7.) In RELATIVE processing of external files, READ with the POS= clause and the REC= clause can be intermixed; however, this is not encouraged.
8.) In KEYED processing of internal files, READ with and without the KEY= clause can be intermixed. Without the KEY= clause, READ inputs the next record in KEY sequence. If no KEYED I/O operations have been performed, the pointer is initially positioned at the start of the index file.
9.) If the file is opened for KEYED processing, but READ statements do not specify a KEY or SEARCH clause, the file is read in ascending order by key field. This technique is sometimes called read-sequential-by-key.
10.) If duplicate keys are allowed, both types of READ (with and without KEY= clauses) should be used to exhaust all possible records with the duplicate key. READ with a KEY= or SEARCH= clause will always return the first record with the matching key; a duplicate key, if it exists, would appear sequentially after this key.
11.) The NOKEY error condition traps errors that occur when there is no match for the specified key. Such an error will occur if the record has been deleted, if it was never written, or if it was written without this index file being open.
12.) When OPTION INVP is in effect, the normal input of commas and periods is interchanged in PIC, N, NZ, G and GZ format specifications to produce European-style numbers. See the OPTION statement for details.
13.) An untrapped error is an error which occurs but is not addressed by a coded error condition (either in an ON statement or at the end of a program line).

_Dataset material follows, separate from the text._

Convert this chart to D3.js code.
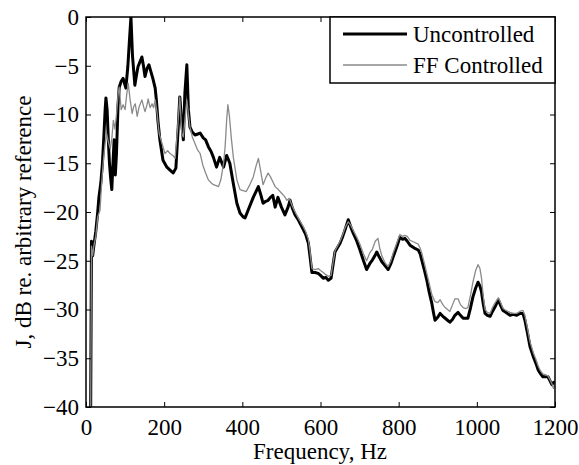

Business Rules proccesses certain untrapped errors specifically in READ file statements in the following situations:
  • After a READ statement has successfully filled the input buffer, and
  • During the process of converting data according to a specified FORM statement.

When the situation fits these requirements, the following will apply:

  1. The computer will beep and wait for operator response.
  2. A READ statement which encounters an untrapped conversion error is deemed unsuccessful and the system acts as if the READ had not been attempted except that the value of CNT is set and variables processed prior to the error are assigned new values.
  3. Subsequent REREAD statements are not allowed because the READ statement was not successful. Similarly, subsequent DELETE statements are not allowed unless a KEY= or REC= clause is used, and subsequent REWRITE statements are not allowed unless a KEY=, REC= or POS= clause is used.
  4. The record is not locked.
  5. The next sequential READ statement will read this same record again.
  6. The file pointer is positioned wherever it was before the error-causing READ statement.
  7. The REC(n) function will not return the record number of the bad record (instead, it returns the number of the last successfully processed record, however far back that may be).

The types of errors which will enact this special processing include conversion (CONV) errors, string overflow (SOFLOW) errors, trying to read past end of record (0714), and illegal format specification in FORM statement (0816) errors.

14.) Business Rules! processing for trapped errors on a READ file statement are as follows:
  • A READ statement which encounters a trapped conversion error is deemed successful.
  • Subsequent REREAD, DELETE or REWRITE statements are allowed on the record just read.
  • The record is locked if record locking was requested (either explicitly or by default).
  • The next READ statement reads the next record.
  • The REC(n) function returns the record number of the bad record (which is considered the last record successfully processed in the trapped case).
15.) When a short record is encountered while reading EXTERNAL files, error 4271 is produced as before. But now the data that was read is available in the buffer to be accessed with a REREAD. CNT tells how many bytes were actually read. The remainder of the input buffer is set to binary zero. Subsequent read attempts now yield an EOF error (4270) instead of additional 4271 errors.